Whether examining refugee situations in the 1920s or in 2022, I’ve seen how the promotion of self-reliance and livelihoods often comes at the expense of refugee well-being and protection. This knowledge demands a closer look at current trends in refugee self-reliance programming, and whose interests are being served.
AuthorEvan Easton-Calabria
Evan Easton-Calabria is a Senior Researcher at the Feinstein International Center, Tufts University; Research Associate at the Refugee Studies Centre (RSC), University of Oxford;
and a Junior Research Fellow in Social Sciences at Wadham College, Oxford. She focuses on the structure of humanitarianism and development, including anticipatory action, refugee livelihoods, self-reliance, and local governance. She is part of the Feinstein Center's Academic Alliance on Anticipatory Action (4As), seeking to advance evidence on humanitarian action to forecasted extreme weather events. She was previously Principal Investigator of the RSC research project, ‘Responses to Crisis Migration in Uganda and Ethiopia: Researching the role of local actors in secondary cities’, funded through the Cities Alliance/UNOPS, and a John Fell Fund grant, ‘Digital Livelihoods for Refugees? Exploring pathways to the new world of work in Nairobi and Tel Aviv’. She holds a Masters and Doctorate in International Development from the University of Oxford. She is co-author of 'The Global Governed? Refugees as providers of protection and assistance' (Cambridge University Press 2020). Her new book, 'Refugees, Self-Reliance, Development: A critical history', will be published with Bristol University Press in June 2022.
Her work with refugees began in Kampala, Uganda, in 2011 and has led her to research historical and contemporary refugee self-reliance assistance. Her forthcoming book traces the changes and continuities of refugee self-reliance assistance and refugees’ involvement with development since the 1920s.

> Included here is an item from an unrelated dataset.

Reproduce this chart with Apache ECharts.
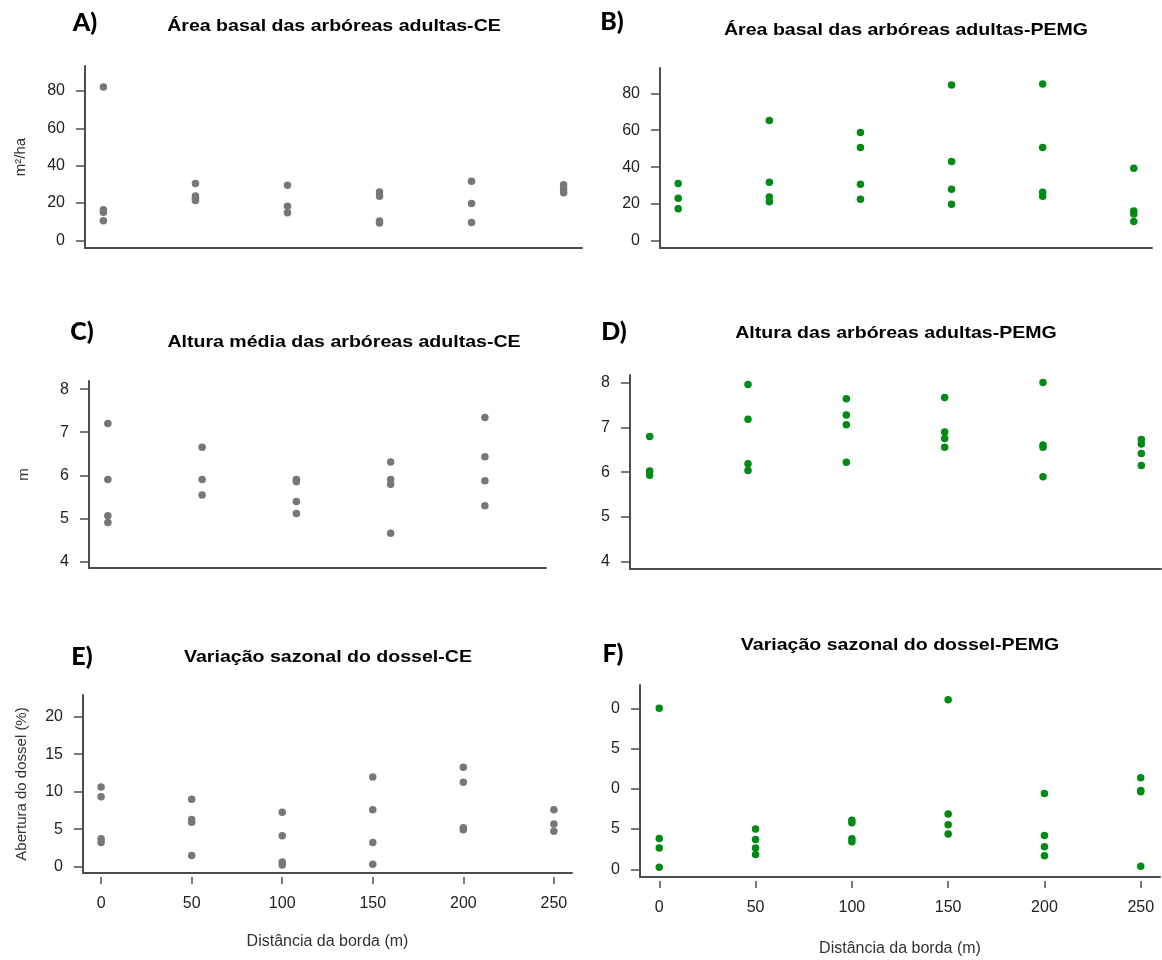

In 2015 she was Principle Investigator for the National Geographic Early Career Grant project ‘Innovation and the Art of Self-Reliance: Artistic Livelihoods of Kampalan Refugees’ and in 2015-2016 for the research project ‘Researching Refugee-Run Micro-Finance’ funded by the Humanitarian Innovation Fund. While living in Uganda, she co-founded a grassroots organisation with refugees in Kampala that provides livelihoods training and support to urban refugees. Through academic research and piloting grassroots self-reliance projects with refugee communities in Kampala, her work contributes to Refugee Studies and International Development, and informs contemporary refugee policy on livelihoods, self-reliance, and self-governance.